Erste Schritte zur Bildung eines Betriebsrates seien bereits im vergangenen Sommer eingeleitet worden, so König. Die corona-bedingten Kontaktbeschränkungen seien aber bis zuletzt ein Hindernis für eine Gründungsversammlung gewesen. Nun soll laut Verdi ein dreiköpfiger Wahlvorstand die Gründung vorantreiben.
Er besteht laut König aus Mitgliedern von "For Us". Dies treffe nicht zu, entgegnete s.Oliver am späteren Freitagnachmittag. Nur ein Teil des Wahlvorstands komme von "For Us".
Diese rechtlich ungebundene Gruppe besteht nach s.Oliver-Informationen aus elf Mitgliedern und hat bislang die Aufgabe der Mitarbeitervertretung. Verdi-Mann König sieht "For Us" aber als stumpfe Waffe an.
Warum das Thema Betriebsrat bei s.Oliver heikel ist
Das Thema Betriebsrat hat schon deshalb Brisanz, weil 2015 ein Versuch von Teilen der Belegschaft gescheitert war, ein solches Gremium zu gründen. Druck von der damaligen s.Oliver-Geschäftsleitung um Firmengründer Bernd Freier sei ausschlaggebend gewesen, war seinerzeit zu hören gewesen. In der Folge schwelte das Thema in Rottendorf weiter.
Im Zusammenhang mit der Berichterstattung dieser Redaktion über den jüngsten Stellenabbau in Rottendorf kam schließlich die Frage auf, ob ein Betriebsrat für die Belegschaft nicht Besseres hätte erreichen können. So hatte der Würzburger Wirtschaftsprofessor Steffen Hillebrecht gegenüber dieser Redaktion die Meinung vertreten, dass die Stellenstreichung bei s.Oliver mit einem Betriebsrat wohl sozialverträglicher gelaufen wäre.
Mehr Arbeitnehmerrechte, bessere Arbeitsbedingungen und damit sozialere Entscheidungen der Chefetage – all das könne bei s.Oliver "mit einem guten Betriebsrat nun endlich wahr werden", heißt es in der Mitteilung der Gewerkschaft. "Ich bin gespannt, wer gewählt wird", ließ Verdi-Sekretär König letzte Zweifel durchblicken, ob die neue Mitarbeitervertretung den gewünschten Biss haben wird.

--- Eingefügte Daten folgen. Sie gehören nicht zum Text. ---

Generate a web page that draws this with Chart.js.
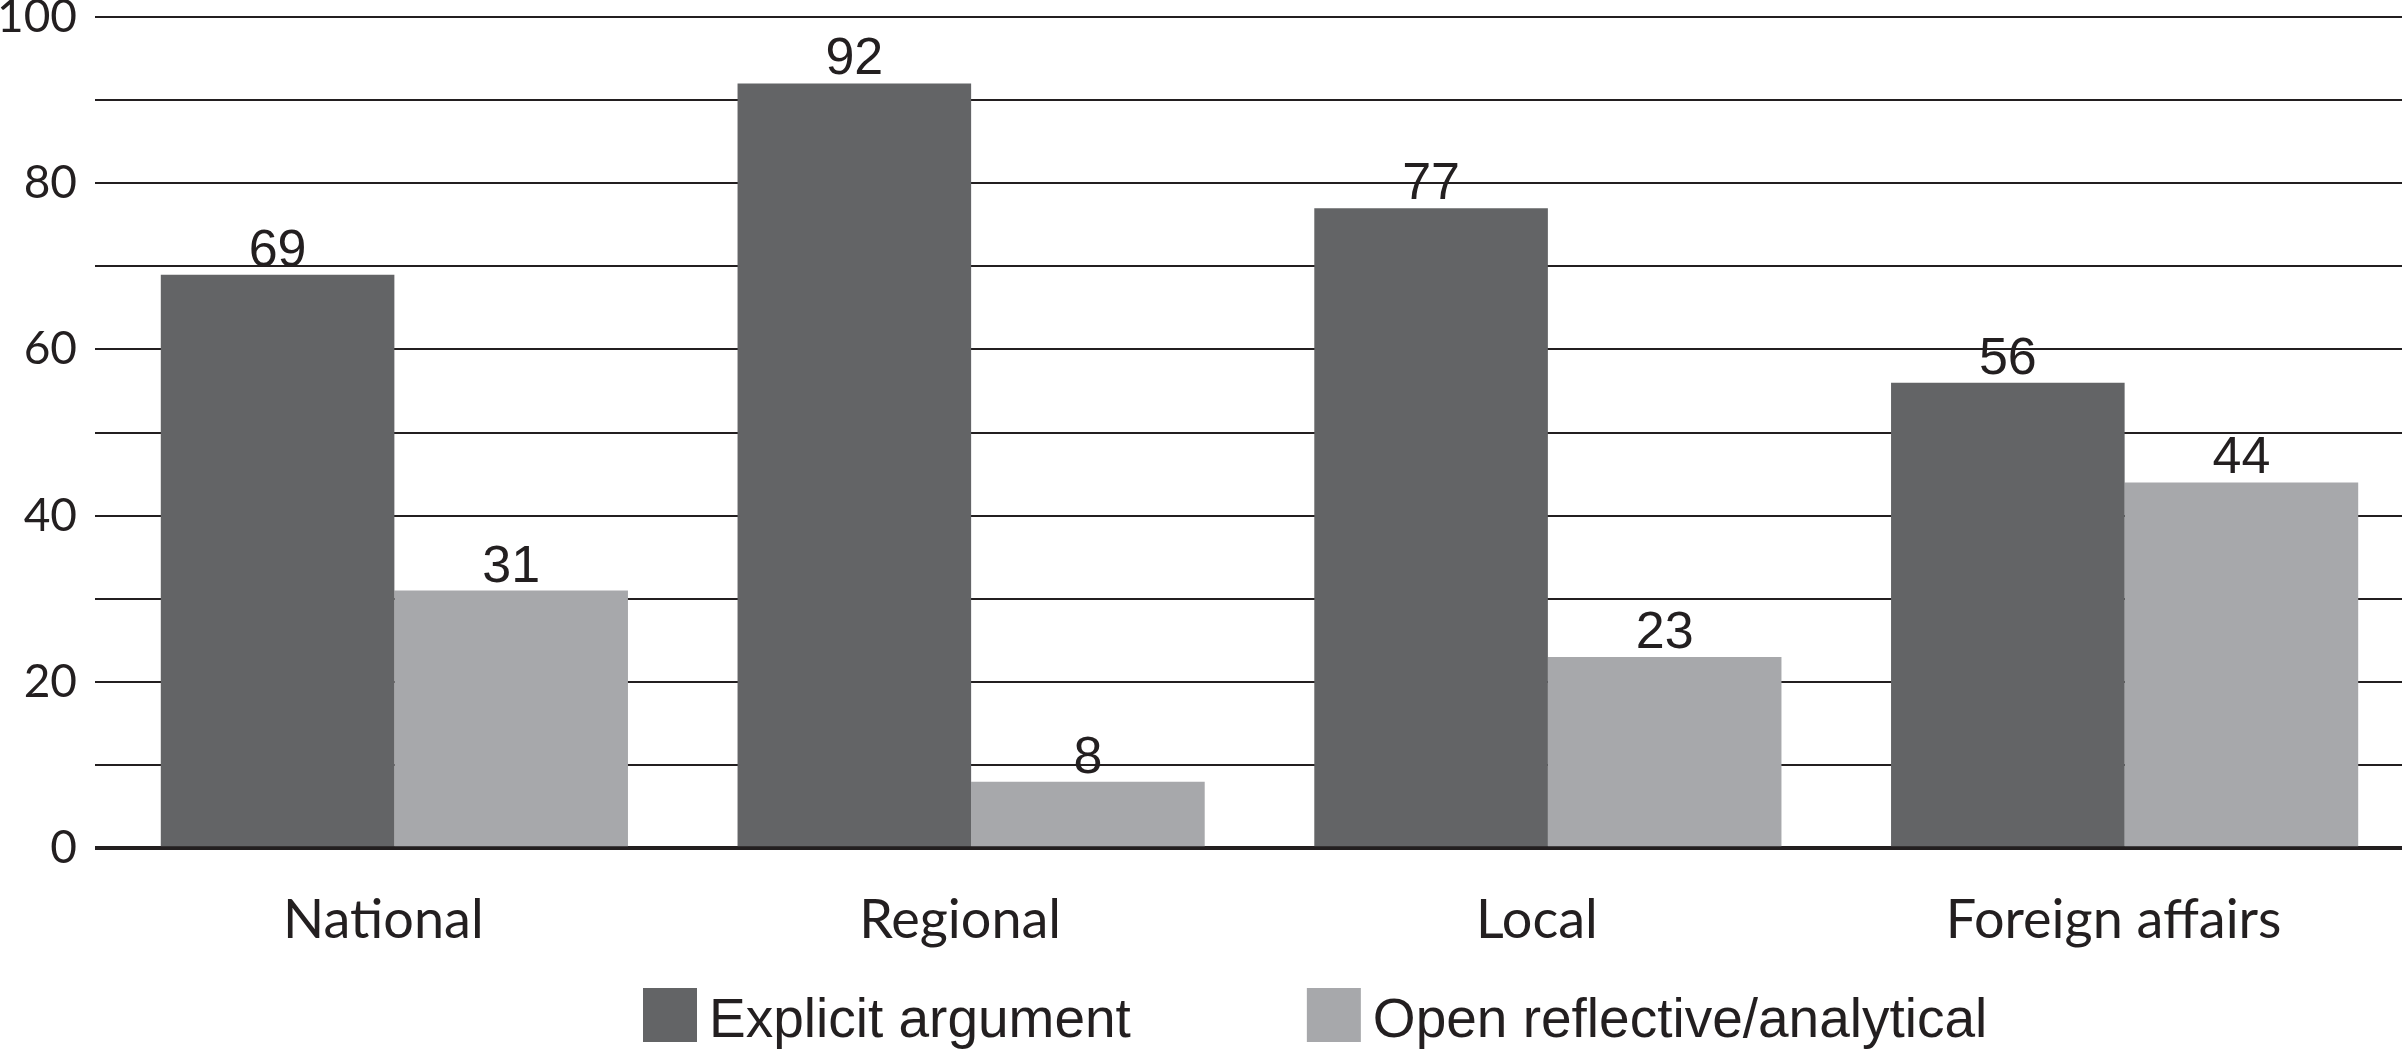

Die s.Oliver-Führung um Vorstandschef und Freier-Nachfolger Claus-Dietrich Lahrs zeigte sich am Freitag in einer schriftlichen Reaktion verhandlungsbereit. Die Gründung eines Betriebsrates sei das Recht der Arbeitnehmer. "Selbstverständlich unterstützt die Geschäftsführung dieses Recht." Wie die Zusammenarbeit letztendlich sein wird, zeige sich nach der Wahl. Der Austausch zwischen beiden Seiten werde eng sein.

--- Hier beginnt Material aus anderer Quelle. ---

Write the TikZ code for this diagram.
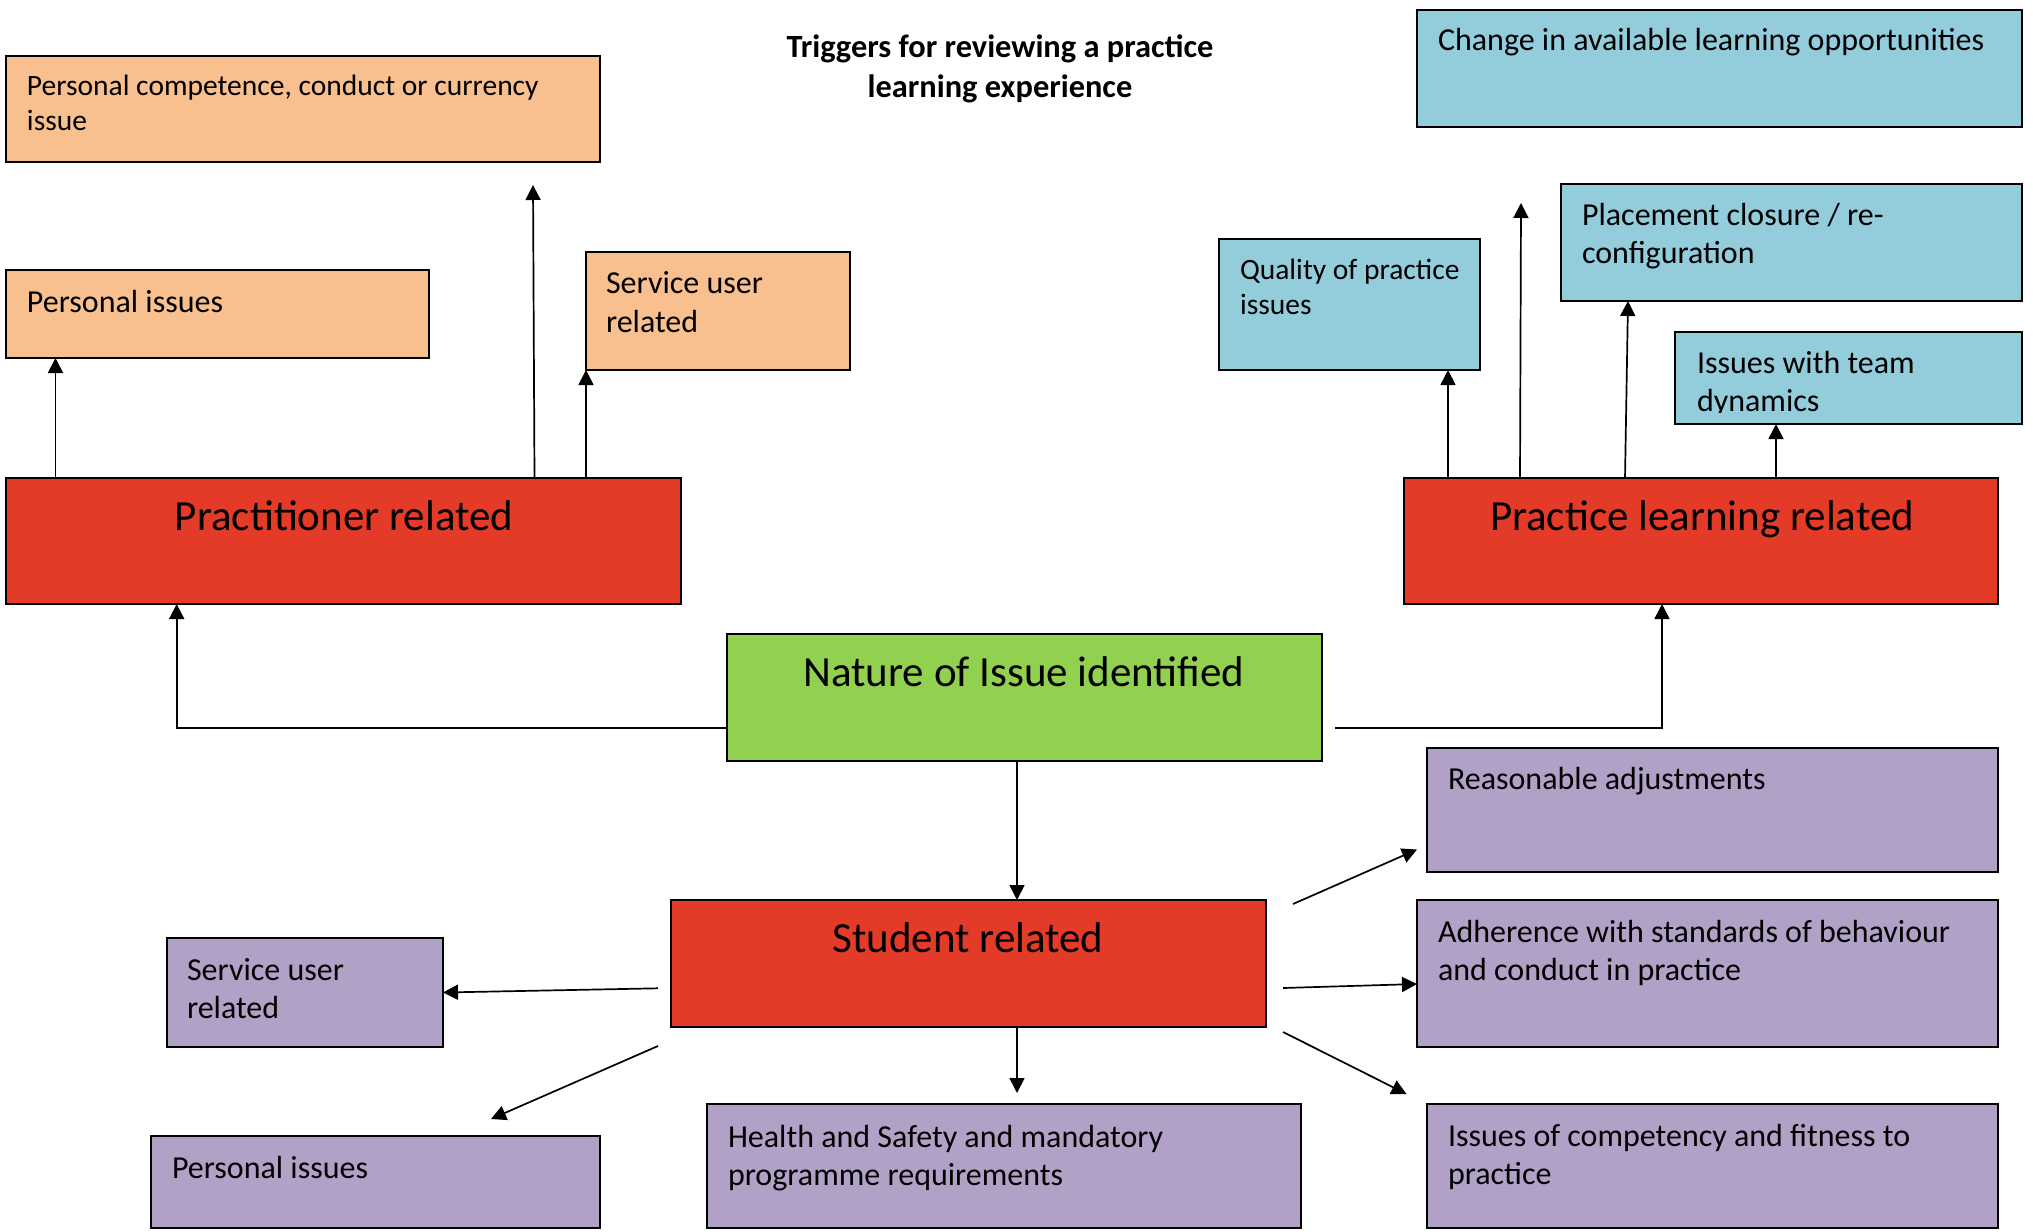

"Nach dem herausfordernden letzten Jahr" seien es gewerkschaftlich nicht organisierte Mitarbeiter von s.Oliver gewesen, die die Wahl eines Betriebsrates initiiert hätten, teilte das Unternehmen mit. Auf diesen Hinweis reagierte Peter König gereizt: Verdi habe die Wahl angeleiert und niemand von s.Oliver.
Der weitere Weg war nach Verdi-Darstellung steinig: Wegen der Corona-Vorgaben beim Versammlungsrecht habe im Herbst beim Arbeitsgericht in Würzburg die rein schriftliche Einsetzung eines Wahlvorstandes beantragt werden müssen. Denn die vorgeschriebene Gründungsversammlung mit 1300 Teilnehmern sei nicht möglich gewesen, so König.
Indes ließ s.Oliver am Freitag durchblicken, dass sich wegen der Corona-Krise die wirtschaftliche Lage erheblich verschlechtert habe. Sei 2020 noch "relativ gut" gelaufen, werde dem Unternehmen "seit Mitte Dezember die Geschäftsbasis entzogen". Der Konzern "verliert im Moment jeden Tag eine Million Euro".
Konzernchef Lahrs hatte vor wenigen Tagen gegenüber dem Deutschlandfunk gefordert, dass auch große Unternehmen wegen des Lockdowns staatliche Hilfe bekommen sollten. Außer Kurzarbeitergeld habe s.Oliver "bisher keinen Cent" von der Regierung erhalten. "Es geht jetzt an unsere Substanz", hieß es am Freitag aus Rottendorf. Dazu trage bei, dass bereits vor Monaten Ware bezahlt werden musste, "die wir aktuell nicht verkaufen können".